Sept organisations professionnelles de médias (OPM) ont exprimé leurs inquiétudes sur les tendances répressives croissantes de la junte militaire à l’égard des médias. Dans une déclaration du 25 avril 2022, les OPM se disent préoccupées par de récents agissements des autorités qui menacent d’étouffer la liberté de la presse, la liberté d’expression, l’état de droit, voire la démocratie.
Le 24 janvier 2022, les militaires ont renversé le régime de président Roch Marc Christian Kaboré et suspendu la constitution du 11 juin 1991. Le coup d’état a été accueilli avec un enthousiasme de la part de la majorité de la population.
Toutefois depuis quelques mois, la junte pose un certain nombre d’actions qui pourraient laisser entrevoir une résolution éventuelle de tenir la liberté d’expression et la liberté de la presse en laisse.
Selon ladite déclaration du 25 avril 2022, une rencontre entre les responsables des médias et le Président de la république le 14 avril 2022 aurait donné l’impression aux professionnelles des médias que ces derniers étaient convoqués pour suivre un « cours de journalisme » et être réprimandés pour leurs reportages critiques envers le pouvoir. Pour ces derniers, « On n’a pas besoin de regarder dans une boule de cristal pour savoir que le Président Damiba n’apprécie pas ces ‘critiques’ et qu’il souhaite voir cela s’arrêter ».
Le 1er avril 2022, le Président Paul-Henri Sandaogo Damiba indiquait dans son discours à la nation du Faso que la détermination de la junte dans la lutte contre « l’insécurité et le terrorisme est indéfectible ».
Dans le cadre de sacrifices qu’il estime que toute la population du Burkina Faso devrait assumer collectivement, le président a déclaré 5 mesures fortes. Ces dernières comprennent entre autres, la restriction de « manifestations à caractère politique ou associatif de nature à perturber l’ordre publique ou à mobiliser les forces de sécurité dont la contribution serait plus opportune au front ».
« C’est le prix à payer pour sortir notre pays de l’ornière », a déclaré le Président du Faso dans le même discours.
Le 18 mars 2022, à l’occasion du conseil des ministres, un garde du Président Paul-Henri Sandaogo Damiba a sommé des reporters du quotidien L’Observateur Paalga de ne pas prendre des images du Président. Les journalistes, qui ne sont aucunement opposés à l’injonction, ont davantage été déroutés lorsque plus tard, un membre de la sécurité les a poliment invités à effacer, en sa présence et sous sa surveillance, toutes leurs prises.
Le même jour, deux autres gardes de la sécurité du Lieutenant-colonel Paul-Henri Sandaogo Damiba se sont à nouveau rapprochées des journalistes pour vérifier qu’il n’y a aucune trace des photos préalablement supprimées. Ils ont tenu à fouiller les appareils, eux-mêmes, avant de permettre aux journalistes de s’en aller.
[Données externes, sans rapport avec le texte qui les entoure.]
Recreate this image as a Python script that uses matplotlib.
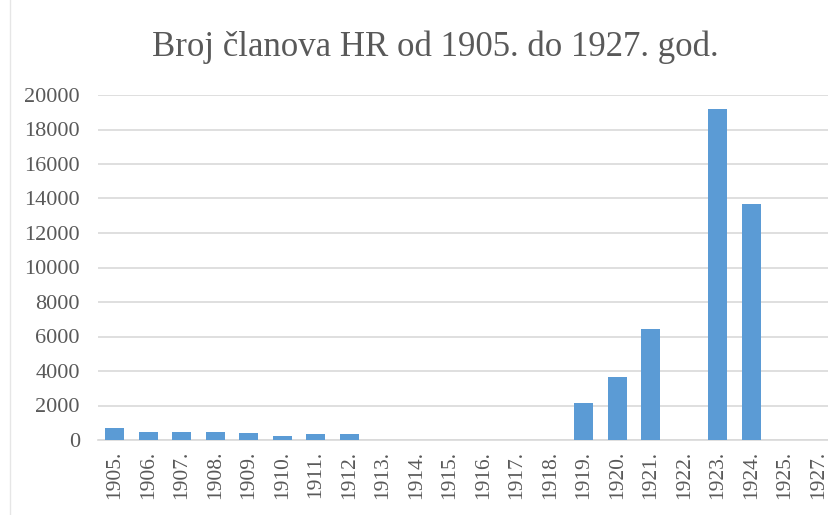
import matplotlib
matplotlib.use("Agg")
import matplotlib.pyplot as plt
from matplotlib.lines import Line2D

years = ["1905.", "1906.", "1907.", "1908.", "1909.", "1910.", "1911.", "1912.",
         "1913.", "1914.", "1915.", "1916.", "1917.", "1918.", "1919.", "1920.",
         "1921.", "1922.", "1923.", "1924.", "1925.", "1927."]
members = [700, 440, 480, 440, 405, 230, 325, 350,
           0, 0, 0, 0, 0, 0, 2130, 3630,
           6420, 0, 19190, 13700, 0, 0]
y_ticks = [0, 2000, 4000, 6000, 8000, 10000, 12000, 14000, 16000, 18000, 20000]

plt.rcParams["font.family"] = ["Liberation Serif", "DejaVu Serif"]
text_color = "#595959"

W, H = 829, 515
fig = plt.figure(figsize=(W / 100, H / 100), dpi=100)
ax = fig.add_axes([98 / W, 1 - 440 / H, (835 - 98) / W, (440 - 95) / H])

x = range(len(years))
ax.bar(x, members, width=0.58, color="#5B9BD5", zorder=3)

ax.set_xlim(-0.5, len(years) - 0.5)
ax.set_ylim(0, 20000)
ax.set_yticks(y_ticks)
ax.set_yticklabels([str(v) for v in y_ticks], fontsize=16, color=text_color)
ax.set_xticks(list(x))
ax.set_xticklabels(years, rotation=90, fontsize=15.5, color=text_color)
ax.tick_params(axis="both", length=0)
ax.tick_params(axis="y", pad=13)
ax.tick_params(axis="x", pad=8)

ax.grid(axis="y", color="#D9D9D9", linewidth=1.2, zorder=0)
for s in ["top", "right", "left"]:
    ax.spines[s].set_visible(False)
ax.spines["bottom"].set_color("#D9D9D9")
ax.spines["bottom"].set_linewidth(1.2)

fig.text(435 / W, 1 - 47 / H, "Broj članova HR od 1905. do 1927. god.",
         ha="center", va="center", fontsize=25, color=text_color)

# faint chart border on the left edge
fig.add_artist(Line2D([10 / W, 10 / W], [0, 1], transform=fig.transFigure,
                      color="#E6E6E6", linewidth=1))

fig.savefig("out.png", dpi=100)
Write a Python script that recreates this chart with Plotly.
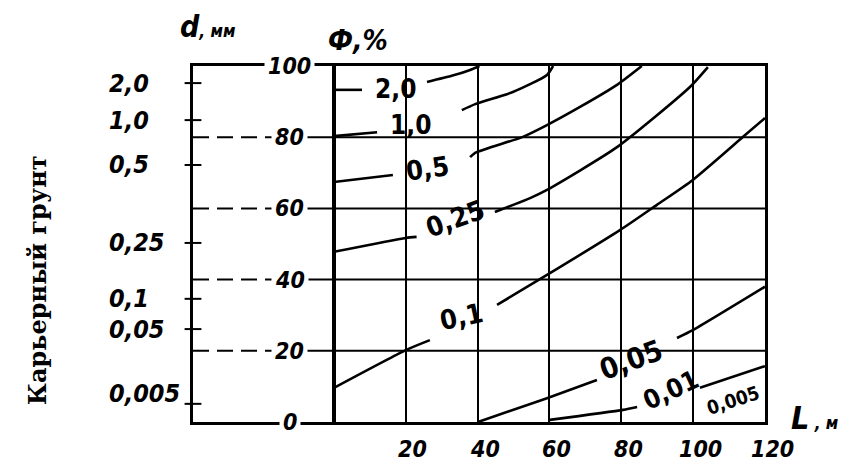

Le 15 mars 2022 le gouvernement a menacé dans un communiqué qu’il n’y aura pas « d’impunité » pour les « auteurs de publications et autres agissements à caractère subversif portant atteinte à l’ordre public, à la cohésion sociale et au moral des troupes ». Selon la junte, l’engagement et l’unité des Forces de défense et de sécurité dans la lutte anti-terroriste sont compromis par de fausses informations disséminées sur les réseaux sociaux.
Au regard de ces évènements, les OPM ont appelé « le Président Damiba et son gouvernement à lever toutes restrictions sur le travail des journalistes et à consolider la liberté d’expression et de la presse, qui, loin d’affaiblir un pouvoir, facilite la mobilisation autour de ses aspirations profondes ».
Elles ont également exhorté « les nouvelles autorités à travailler à mobiliser toutes les énergies contre le terrorisme plutôt qu’à se lancer dans la recherche et la stigmatisation de boucs émissaires ».
La Fondation des Médias pour l’Afrique de l’Ouest (MFWA) partage la préoccupation de la presse burkinabè par rapport aux tentatives de musèlement de la liberté d’expression dans ce pays. Nous exhortons le gouvernement du Burkina Faso à garantir le respect et la jouissance des libertés fondamentales dans le cadre des efforts pour l’édification d’un Burkina Faso démocratique et prospère.